■ **PROBLEM TO WORK ON**: Your task is to give the data again, exactly, with every line intact.

■ **DATA SECTION**:
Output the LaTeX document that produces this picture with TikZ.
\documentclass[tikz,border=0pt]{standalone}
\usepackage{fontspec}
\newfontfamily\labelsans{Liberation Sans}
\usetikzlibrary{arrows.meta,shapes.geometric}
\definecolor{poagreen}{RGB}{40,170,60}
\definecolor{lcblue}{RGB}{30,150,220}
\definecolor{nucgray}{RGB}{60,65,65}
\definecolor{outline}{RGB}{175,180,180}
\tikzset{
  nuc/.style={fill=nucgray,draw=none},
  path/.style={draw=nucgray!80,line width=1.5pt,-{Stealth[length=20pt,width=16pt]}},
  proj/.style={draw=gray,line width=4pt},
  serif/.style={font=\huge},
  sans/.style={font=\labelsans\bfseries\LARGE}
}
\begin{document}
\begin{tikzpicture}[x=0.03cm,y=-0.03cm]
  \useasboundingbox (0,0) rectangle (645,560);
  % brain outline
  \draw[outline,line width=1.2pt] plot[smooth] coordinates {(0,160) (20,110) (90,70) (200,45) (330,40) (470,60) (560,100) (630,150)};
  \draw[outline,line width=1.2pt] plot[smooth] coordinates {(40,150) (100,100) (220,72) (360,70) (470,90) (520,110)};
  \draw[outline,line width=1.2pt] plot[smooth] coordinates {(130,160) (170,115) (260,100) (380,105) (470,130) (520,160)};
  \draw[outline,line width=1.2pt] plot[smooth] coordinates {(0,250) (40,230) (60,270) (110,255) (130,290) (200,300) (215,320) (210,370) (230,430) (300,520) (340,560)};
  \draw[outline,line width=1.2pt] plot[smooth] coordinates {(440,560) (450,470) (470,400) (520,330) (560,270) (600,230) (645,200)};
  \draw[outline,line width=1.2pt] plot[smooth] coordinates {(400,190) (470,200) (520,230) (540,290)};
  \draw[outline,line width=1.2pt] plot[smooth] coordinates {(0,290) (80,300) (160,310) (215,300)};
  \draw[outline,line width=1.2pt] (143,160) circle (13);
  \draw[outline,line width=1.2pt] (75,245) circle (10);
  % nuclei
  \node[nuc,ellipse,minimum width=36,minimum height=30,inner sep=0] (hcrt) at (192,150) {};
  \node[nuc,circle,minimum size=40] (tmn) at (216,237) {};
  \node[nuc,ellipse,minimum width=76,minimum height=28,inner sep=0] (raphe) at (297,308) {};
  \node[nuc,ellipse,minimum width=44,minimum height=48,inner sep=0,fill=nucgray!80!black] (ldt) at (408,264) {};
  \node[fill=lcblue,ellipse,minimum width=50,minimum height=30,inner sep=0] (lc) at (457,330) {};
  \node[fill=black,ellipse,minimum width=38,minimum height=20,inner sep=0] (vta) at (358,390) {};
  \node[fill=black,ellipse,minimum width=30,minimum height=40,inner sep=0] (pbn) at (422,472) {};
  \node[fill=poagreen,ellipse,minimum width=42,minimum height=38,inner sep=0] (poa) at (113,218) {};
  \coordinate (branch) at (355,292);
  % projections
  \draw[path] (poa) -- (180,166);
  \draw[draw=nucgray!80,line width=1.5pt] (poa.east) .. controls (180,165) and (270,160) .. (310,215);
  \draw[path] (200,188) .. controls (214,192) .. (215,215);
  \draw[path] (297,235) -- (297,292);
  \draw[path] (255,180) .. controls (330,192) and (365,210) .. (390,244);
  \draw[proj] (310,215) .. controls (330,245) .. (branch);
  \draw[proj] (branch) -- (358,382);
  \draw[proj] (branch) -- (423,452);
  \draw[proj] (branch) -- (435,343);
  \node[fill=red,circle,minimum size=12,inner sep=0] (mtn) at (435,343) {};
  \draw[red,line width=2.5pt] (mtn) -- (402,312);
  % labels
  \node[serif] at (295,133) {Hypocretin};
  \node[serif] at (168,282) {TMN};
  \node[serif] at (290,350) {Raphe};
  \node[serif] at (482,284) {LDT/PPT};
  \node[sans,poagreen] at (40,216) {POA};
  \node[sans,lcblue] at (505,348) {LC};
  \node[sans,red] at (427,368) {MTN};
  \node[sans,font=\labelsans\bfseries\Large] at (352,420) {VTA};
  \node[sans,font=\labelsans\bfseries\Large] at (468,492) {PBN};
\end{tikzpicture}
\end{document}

■ **RESPONSE FOR THIS EXERCISE**:
Output the LaTeX document that produces this picture with TikZ.
\documentclass[tikz,border=0pt]{standalone}
\usepackage{fontspec}
\newfontfamily\labelsans{Liberation Sans}
\usetikzlibrary{arrows.meta,shapes.geometric}
\definecolor{poagreen}{RGB}{40,170,60}
\definecolor{lcblue}{RGB}{30,150,220}
\definecolor{nucgray}{RGB}{60,65,65}
\definecolor{outline}{RGB}{175,180,180}
\tikzset{
  nuc/.style={fill=nucgray,draw=none},
  path/.style={draw=nucgray!80,line width=1.5pt,-{Stealth[length=20pt,width=16pt]}},
  proj/.style={draw=gray,line width=4pt},
  serif/.style={font=\huge},
  sans/.style={font=\labelsans\bfseries\LARGE}
}
\begin{document}
\begin{tikzpicture}[x=0.03cm,y=-0.03cm]
  \useasboundingbox (0,0) rectangle (645,560);
  % brain outline
  \draw[outline,line width=1.2pt] plot[smooth] coordinates {(0,160) (20,110) (90,70) (200,45) (330,40) (470,60) (560,100) (630,150)};
  \draw[outline,line width=1.2pt] plot[smooth] coordinates {(40,150) (100,100) (220,72) (360,70) (470,90) (520,110)};
  \draw[outline,line width=1.2pt] plot[smooth] coordinates {(130,160) (170,115) (260,100) (380,105) (470,130) (520,160)};
  \draw[outline,line width=1.2pt] plot[smooth] coordinates {(0,250) (40,230) (60,270) (110,255) (130,290) (200,300) (215,320) (210,370) (230,430) (300,520) (340,560)};
  \draw[outline,line width=1.2pt] plot[smooth] coordinates {(440,560) (450,470) (470,400) (520,330) (560,270) (600,230) (645,200)};
  \draw[outline,line width=1.2pt] plot[smooth] coordinates {(400,190) (470,200) (520,230) (540,290)};
  \draw[outline,line width=1.2pt] plot[smooth] coordinates {(0,290) (80,300) (160,310) (215,300)};
  \draw[outline,line width=1.2pt] (143,160) circle (13);
  \draw[outline,line width=1.2pt] (75,245) circle (10);
  % nuclei
  \node[nuc,ellipse,minimum width=36,minimum height=30,inner sep=0] (hcrt) at (192,150) {};
  \node[nuc,circle,minimum size=40] (tmn) at (216,237) {};
  \node[nuc,ellipse,minimum width=76,minimum height=28,inner sep=0] (raphe) at (297,308) {};
  \node[nuc,ellipse,minimum width=44,minimum height=48,inner sep=0,fill=nucgray!80!black] (ldt) at (408,264) {};
  \node[fill=lcblue,ellipse,minimum width=50,minimum height=30,inner sep=0] (lc) at (457,330) {};
  \node[fill=black,ellipse,minimum width=38,minimum height=20,inner sep=0] (vta) at (358,390) {};
  \node[fill=black,ellipse,minimum width=30,minimum height=40,inner sep=0] (pbn) at (422,472) {};
  \node[fill=poagreen,ellipse,minimum width=42,minimum height=38,inner sep=0] (poa) at (113,218) {};
  \coordinate (branch) at (355,292);
  % projections
  \draw[path] (poa) -- (180,166);
  \draw[draw=nucgray!80,line width=1.5pt] (poa.east) .. controls (180,165) and (270,160) .. (310,215);
  \draw[path] (200,188) .. controls (214,192) .. (215,215);
  \draw[path] (297,235) -- (297,292);
  \draw[path] (255,180) .. controls (330,192) and (365,210) .. (390,244);
  \draw[proj] (310,215) .. controls (330,245) .. (branch);
  \draw[proj] (branch) -- (358,382);
  \draw[proj] (branch) -- (423,452);
  \draw[proj] (branch) -- (435,343);
  \node[fill=red,circle,minimum size=12,inner sep=0] (mtn) at (435,343) {};
  \draw[red,line width=2.5pt] (mtn) -- (402,312);
  % labels
  \node[serif] at (295,133) {Hypocretin};
  \node[serif] at (168,282) {TMN};
  \node[serif] at (290,350) {Raphe};
  \node[serif] at (482,284) {LDT/PPT};
  \node[sans,poagreen] at (40,216) {POA};
  \node[sans,lcblue] at (505,348) {LC};
  \node[sans,red] at (427,368) {MTN};
  \node[sans,font=\labelsans\bfseries\Large] at (352,420) {VTA};
  \node[sans,font=\labelsans\bfseries\Large] at (468,492) {PBN};
\end{tikzpicture}
\end{document}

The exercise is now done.